During software project development, constraints such as time and skill often lead to sub‑optimal designs and low‑quality code, resulting in technical debt. As technical debt accumulates, it increasingly hampers system stability, makes architectural changes harder, and reduces overall efficiency.
1. Definition of Technical Debt
The term was first introduced by Ward Cunningham in 1992, describing the situation where releasing code quickly creates a “debt” that must be repaid through later rework. Technical debt (also called design debt or code debt) arises when developers compromise on the best solution to accelerate delivery, incurring future maintenance overhead.
2. Harms of Technical Debt
Technical debt impacts three main aspects:
Efficiency: Accumulated debt makes the system fragile; changes in one component can cascade to others, creating a vicious cycle.
Quality: Over time, debt lowers code quality, slows iteration, and increases defect rates.
Experience: Excessive debt raises system complexity, inflating development cost and reducing product longevity.
3. Sources of Technical Debt
Four dimensions are identified:
Impulsive/Intentional – “No better design was made.” Teams rush fixes without considering long‑term design.

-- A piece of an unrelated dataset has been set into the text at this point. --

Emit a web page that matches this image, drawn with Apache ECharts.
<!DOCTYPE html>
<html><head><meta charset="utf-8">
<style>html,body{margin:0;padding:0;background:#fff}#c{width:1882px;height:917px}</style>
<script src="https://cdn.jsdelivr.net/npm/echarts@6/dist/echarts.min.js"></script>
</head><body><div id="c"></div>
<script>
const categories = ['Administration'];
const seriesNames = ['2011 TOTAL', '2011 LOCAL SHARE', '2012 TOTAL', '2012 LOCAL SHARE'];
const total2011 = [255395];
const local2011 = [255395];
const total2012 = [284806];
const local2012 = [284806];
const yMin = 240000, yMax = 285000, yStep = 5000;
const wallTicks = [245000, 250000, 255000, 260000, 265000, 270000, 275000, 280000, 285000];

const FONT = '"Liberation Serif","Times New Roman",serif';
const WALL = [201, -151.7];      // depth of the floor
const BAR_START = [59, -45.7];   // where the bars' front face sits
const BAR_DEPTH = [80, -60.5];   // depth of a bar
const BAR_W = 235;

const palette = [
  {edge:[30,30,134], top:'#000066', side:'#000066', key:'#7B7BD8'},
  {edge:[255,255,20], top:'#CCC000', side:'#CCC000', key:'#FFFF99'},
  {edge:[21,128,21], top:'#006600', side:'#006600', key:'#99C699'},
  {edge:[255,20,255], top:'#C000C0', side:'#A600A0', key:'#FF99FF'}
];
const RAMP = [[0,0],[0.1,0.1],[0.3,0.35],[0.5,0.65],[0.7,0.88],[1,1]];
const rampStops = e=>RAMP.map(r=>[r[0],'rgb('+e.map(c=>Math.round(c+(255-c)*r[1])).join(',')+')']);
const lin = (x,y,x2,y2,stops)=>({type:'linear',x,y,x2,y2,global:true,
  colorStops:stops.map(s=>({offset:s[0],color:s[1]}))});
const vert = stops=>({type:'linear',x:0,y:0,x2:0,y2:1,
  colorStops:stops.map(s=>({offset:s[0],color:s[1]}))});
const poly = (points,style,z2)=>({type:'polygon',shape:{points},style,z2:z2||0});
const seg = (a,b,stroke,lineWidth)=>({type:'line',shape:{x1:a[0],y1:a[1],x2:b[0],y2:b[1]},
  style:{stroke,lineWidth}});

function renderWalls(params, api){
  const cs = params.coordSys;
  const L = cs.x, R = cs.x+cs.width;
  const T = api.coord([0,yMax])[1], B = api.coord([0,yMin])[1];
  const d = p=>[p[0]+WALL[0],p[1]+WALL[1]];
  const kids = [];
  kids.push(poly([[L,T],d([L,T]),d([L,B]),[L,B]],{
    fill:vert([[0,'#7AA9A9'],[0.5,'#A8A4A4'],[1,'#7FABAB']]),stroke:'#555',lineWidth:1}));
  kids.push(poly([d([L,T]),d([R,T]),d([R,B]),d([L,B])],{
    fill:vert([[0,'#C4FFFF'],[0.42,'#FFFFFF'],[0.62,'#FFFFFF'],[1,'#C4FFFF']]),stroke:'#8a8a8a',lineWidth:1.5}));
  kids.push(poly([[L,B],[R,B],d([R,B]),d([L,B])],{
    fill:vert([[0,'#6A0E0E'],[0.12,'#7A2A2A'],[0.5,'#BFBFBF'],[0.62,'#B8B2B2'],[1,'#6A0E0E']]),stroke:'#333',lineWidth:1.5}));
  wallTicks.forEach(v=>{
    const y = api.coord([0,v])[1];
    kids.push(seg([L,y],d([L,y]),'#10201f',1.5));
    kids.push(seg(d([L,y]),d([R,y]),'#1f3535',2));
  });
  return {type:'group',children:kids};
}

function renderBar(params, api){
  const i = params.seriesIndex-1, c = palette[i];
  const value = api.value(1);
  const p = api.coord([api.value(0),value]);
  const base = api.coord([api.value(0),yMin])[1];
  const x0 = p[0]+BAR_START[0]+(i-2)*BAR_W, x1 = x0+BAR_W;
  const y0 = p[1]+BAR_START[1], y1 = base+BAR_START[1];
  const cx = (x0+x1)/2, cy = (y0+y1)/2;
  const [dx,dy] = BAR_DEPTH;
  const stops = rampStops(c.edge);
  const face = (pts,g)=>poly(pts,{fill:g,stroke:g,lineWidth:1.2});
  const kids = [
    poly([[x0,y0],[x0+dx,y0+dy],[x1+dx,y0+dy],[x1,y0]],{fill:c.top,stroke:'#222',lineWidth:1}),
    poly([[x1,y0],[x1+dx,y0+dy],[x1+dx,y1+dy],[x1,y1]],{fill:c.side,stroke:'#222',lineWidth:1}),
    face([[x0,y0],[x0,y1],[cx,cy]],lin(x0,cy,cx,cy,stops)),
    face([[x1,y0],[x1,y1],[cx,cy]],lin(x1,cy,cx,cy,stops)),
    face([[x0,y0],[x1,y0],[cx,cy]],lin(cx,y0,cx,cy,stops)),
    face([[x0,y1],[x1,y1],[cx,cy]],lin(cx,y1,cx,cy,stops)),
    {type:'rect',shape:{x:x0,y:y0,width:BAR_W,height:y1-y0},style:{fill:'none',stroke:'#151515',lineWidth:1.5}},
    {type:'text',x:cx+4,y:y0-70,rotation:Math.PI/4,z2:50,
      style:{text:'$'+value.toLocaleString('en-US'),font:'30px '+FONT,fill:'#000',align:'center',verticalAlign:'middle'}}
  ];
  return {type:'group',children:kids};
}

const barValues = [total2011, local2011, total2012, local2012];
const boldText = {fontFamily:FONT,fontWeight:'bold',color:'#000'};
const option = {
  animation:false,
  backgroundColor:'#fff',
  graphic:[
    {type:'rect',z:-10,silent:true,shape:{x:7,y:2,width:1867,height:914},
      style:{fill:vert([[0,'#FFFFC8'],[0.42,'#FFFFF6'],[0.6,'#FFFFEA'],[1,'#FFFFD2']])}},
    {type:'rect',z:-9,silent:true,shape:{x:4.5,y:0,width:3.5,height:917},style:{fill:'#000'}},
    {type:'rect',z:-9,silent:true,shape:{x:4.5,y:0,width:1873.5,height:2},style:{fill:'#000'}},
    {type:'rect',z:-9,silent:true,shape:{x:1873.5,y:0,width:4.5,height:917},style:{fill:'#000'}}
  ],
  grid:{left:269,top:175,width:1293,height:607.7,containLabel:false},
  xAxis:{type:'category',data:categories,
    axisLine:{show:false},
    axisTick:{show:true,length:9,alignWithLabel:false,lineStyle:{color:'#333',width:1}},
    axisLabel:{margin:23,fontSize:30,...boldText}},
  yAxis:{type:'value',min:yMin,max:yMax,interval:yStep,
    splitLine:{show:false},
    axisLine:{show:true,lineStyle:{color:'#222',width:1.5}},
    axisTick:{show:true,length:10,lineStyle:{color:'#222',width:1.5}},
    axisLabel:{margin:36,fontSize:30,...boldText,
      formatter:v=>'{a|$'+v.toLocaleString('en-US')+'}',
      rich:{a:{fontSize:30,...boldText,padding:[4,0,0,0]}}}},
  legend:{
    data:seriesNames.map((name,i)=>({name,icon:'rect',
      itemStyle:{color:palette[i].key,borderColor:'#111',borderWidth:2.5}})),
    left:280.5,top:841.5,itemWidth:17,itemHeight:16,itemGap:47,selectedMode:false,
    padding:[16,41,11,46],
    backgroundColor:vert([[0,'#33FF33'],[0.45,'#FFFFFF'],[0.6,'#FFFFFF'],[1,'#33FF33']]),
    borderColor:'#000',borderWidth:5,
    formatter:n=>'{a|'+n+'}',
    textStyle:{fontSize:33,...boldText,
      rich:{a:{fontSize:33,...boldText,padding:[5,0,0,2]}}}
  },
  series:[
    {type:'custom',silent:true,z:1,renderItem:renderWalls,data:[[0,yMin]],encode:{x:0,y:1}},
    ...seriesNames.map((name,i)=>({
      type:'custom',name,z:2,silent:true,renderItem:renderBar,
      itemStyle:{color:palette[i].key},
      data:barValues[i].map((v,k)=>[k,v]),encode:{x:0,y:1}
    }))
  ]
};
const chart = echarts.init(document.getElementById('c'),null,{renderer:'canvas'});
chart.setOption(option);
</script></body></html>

Prudent/Intentional – “Must deliver quickly.” Business pressure leads to deliberate shortcuts, with plans to repay later.
Impulsive/Unintentional – “Lack of design knowledge.” Skill gaps cause poor architectural or coding choices.

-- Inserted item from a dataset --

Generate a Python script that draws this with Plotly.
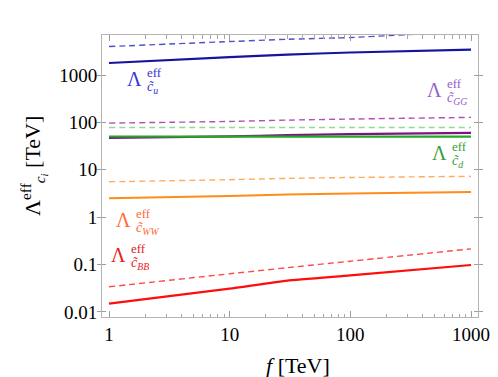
import numpy as np
import plotly.graph_objects as go

# ---- data ----
f_vals = [1, 10, 30, 100, 1000]
cu_solid = [1800, 2400, 2700, 3000, 3430]
cu_dash = [4000, 5100, 5700, 6200, 8400]
cgg_solid = [47, 51, 54, 57, 60]
cgg_dash = [97, 105, 112, 118, 128]
cd_solid = [50.5, 50.3, 50.2, 50.1, 50]
cd_dash = [78, 78, 78, 78, 78]
cww_solid = [2.5, 2.8, 3.0, 3.15, 3.4]
cww_dash = [5.6, 6.2, 6.6, 6.9, 7.3]
cbb_solid = [0.015, 0.031, 0.046, 0.059, 0.098]
cbb_dash = [0.034, 0.064, 0.086, 0.118, 0.215]

y_tickvals = [0.01, 0.1, 1, 10, 100, 1000]
y_ticktext = ["0.01", "0.1", "1", "10", "100", "1000"]
x_tickvals = [1, 10, 100, 1000]
x_ticktext = ["1", "10", "100", "1000"]
x_minor = [m * d for d in (1, 10, 100) for m in range(2, 10)]

FONT = "Liberation Serif"

series = [
    (cu_dash, "#5050c8", 1.4, "6px,4px"),
    (cu_solid, "#1414a0", 2.2, "solid"),
    (cgg_dash, "#b050b4", 1.4, "6px,4px"),
    (cd_dash, "#90dc90", 1.4, "6px,4px"),
    (cgg_solid, "#80108a", 2.2, "solid"),
    (cd_solid, "#22aa22", 2.2, "solid"),
    (cww_dash, "#ffad5c", 1.4, "6px,4px"),
    (cww_solid, "#ff8c1a", 2.0, "solid"),
    (cbb_dash, "#ff4a4a", 1.4, "6px,4px"),
    (cbb_solid, "#ff0d0d", 2.2, "solid"),
]

fig = go.Figure()
for ys, col, w, dash in series:
    fig.add_trace(go.Scatter(x=f_vals, y=ys, mode="lines",
                             line=dict(color=col, width=w, dash=dash, shape="spline", smoothing=0.4),
                             showlegend=False, hoverinfo="skip"))
# invisible trace to carry the top x axis
fig.add_trace(go.Scatter(x=f_vals, y=cd_solid, mode="lines", xaxis="x2",
                         line=dict(color="rgba(0,0,0,0)", width=0),
                         showlegend=False, hoverinfo="skip"))

W, H = 498, 377
L, R, T, B = 94, 470, 27, 309

def px(x):
    return (x - L) / (R - L)

def py(y):
    return (B - y) / (B - T)

annotations = []

def lam_label(xr, yc, sub, color):
    annotations.append(dict(x=px(xr), y=py(yc), xref="paper", yref="paper",
                            text="Λ", showarrow=False, xanchor="right", yanchor="middle",
                            font=dict(family=FONT, size=20, color=color)))
    annotations.append(dict(x=px(xr + 0.5), y=py(yc - 6.5), xref="paper", yref="paper",
                            text="eff", showarrow=False, xanchor="left", yanchor="middle",
                            font=dict(family=FONT, size=13, color=color)))
    annotations.append(dict(x=px(xr + 0.5), y=py(yc + 8), xref="paper", yref="paper",
                            text=sub, showarrow=False, xanchor="left", yanchor="middle",
                            font=dict(family=FONT, size=14, color=color)))

lam_label(136, 71, "<i>c̃</i><sub><i>u</i></sub>", "#3535d8")
lam_label(436, 82, "<i>c̃</i><sub><i>GG</i></sub>", "#9a5ccc")
lam_label(441, 145, "<i>c̃</i><sub><i>d</i></sub>", "#38a038")
lam_label(125, 212, "<i>c̃</i><sub><i>WW</i></sub>", "#ff6a33")
lam_label(120, 247, "<i>c̃</i><sub><i>BB</i></sub>", "#e82020")

# axis titles
annotations.append(dict(x=px(290), y=py(357), xref="paper", yref="paper",
                        text="<i>f</i> [TeV]", showarrow=False, xanchor="center", yanchor="middle",
                        font=dict(family=FONT, size=22, color="black")))
annotations.append(dict(x=px(26), y=py(158), xref="paper", yref="paper",
                        text="Λ<sup>eff</sup><sub><i>c<sub>i</sub></i></sub> [TeV]", showarrow=False,
                        textangle=-90, xanchor="center", yanchor="middle",
                        font=dict(family=FONT, size=22, color="black")))

xcommon = dict(type="log", range=[-0.058, 3.058], tickmode="array",
               tickvals=x_tickvals,
               ticks="inside", ticklen=6, tickcolor="#9c9c9c", tickwidth=1,
               minor=dict(tickmode="array", tickvals=x_minor, ticks="inside", ticklen=3.5,
                          tickcolor="#a8a8a8", tickwidth=1, showgrid=False),
               showline=True, linecolor="#b4b4b4", linewidth=1,
               showgrid=False, zeroline=False)

fig.update_layout(
    width=W, height=H,
    margin=dict(l=L, r=W - R, t=T, b=H - B, pad=0),
    paper_bgcolor="white", plot_bgcolor="white",
    annotations=annotations,
    xaxis=dict(**xcommon, ticktext=x_ticktext, mirror=False,
               tickfont=dict(family=FONT, size=19, color="black")),
    xaxis2=dict(**xcommon, overlaying="x", side="top", showticklabels=False, anchor="y"),
    yaxis=dict(type="log", range=[-2.106, 3.846], tickmode="array",
               tickvals=y_tickvals, ticktext=y_ticktext,
               ticks="inside", ticklen=4, tickcolor="#9c9c9c", tickwidth=1,
               showline=True, linecolor="#b4b4b4", linewidth=1, mirror="allticks",
               showgrid=False, zeroline=False,
               tickfont=dict(family=FONT, size=19, color="black")),
)

fig.write_html("out.html")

Prudent/Unintentional – “Better solution emerges later.” Teams adopt the best known approach at the time, which later becomes sub‑optimal.
4. Technical Debt Management Practice
4.1 Identification
Team members record each debt item (project, description, creator, assignee, timestamps, status, target version, notes) in a tracking list, Kanban board, or similar tool.
4.2 Analysis
Prioritize debts using a value‑cost matrix: prioritize high‑value/low‑cost items, split high‑value/high‑cost items into smaller pieces, then address low‑value/low‑cost items, and finally consider low‑value/high‑cost items.
4.3 Resolution
During version gaps, schedule debt fixes; high‑priority items are addressed early, while low‑priority ones may wait for available capacity. After fixing, update the debt’s status.
4.4 Review
Periodically review debt metrics (new, fixed, in‑progress counts) and trends via tables and line charts to assess the health of the project.
4.5 Management Mechanism
Assign a dedicated owner for debt tracking, establish clear responsibilities, and enforce a proactive prevention principle: raise awareness of debt’s long‑term impact and avoid unnecessary shortcuts.
5. Benefits of Continuous Debt Management
Improved system stability.
Established, repeatable debt‑handling process.
Higher overall project quality.
Technical debt can also serve as a key metric for project health and development efficiency.